A series of drones have helped a group of archeologists uncover a 1,000-year-old village in New Mexico. Using thermal imagery, researchers can now see what lies beneath the dirt-covered desert landscape.
It offers unique insight into who lived there, and what the area was like 1,000 years ago.
"Really just a few days work allowed us to do something which would have taken a decade of work, if we were to actually be trying to excavate this entire area for example," Dr. John Kantner told CBS News.
An archaeologist at the University of Florida, Kantner has studied the landscape south of Chaco Canyon for decades. He says he always knew there were homes from pueblo ancestors in the area now called "Blue J." Now, the thermal imagery has revealed more than he and his team knew about.
One of the most interesting discoveries, he said, is a possible "kiva" - a ceremonial structure where people would meet for worship and decision-making. "We were able to find rooms, we think we were able to find... at least one kiva that was below the surface," he said.
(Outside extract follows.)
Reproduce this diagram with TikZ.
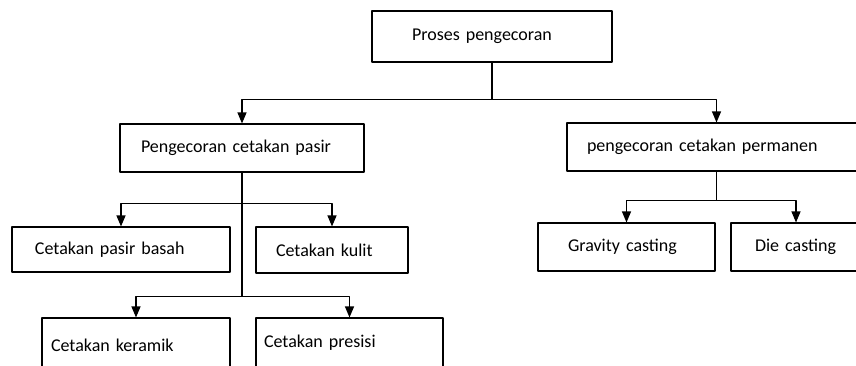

"That really shapes your interpretation of what their lives were like, so for me its very excited that we may have actually been able to, using this technology, identify these features below the surface," he said.
The images will help guide continued research in the area, where researchers estimate hundred of people once lived.
"If you drive down Interstate 40 today, you have to imagine that 1,000 years ago, it actually was a pretty packed landscape," he said.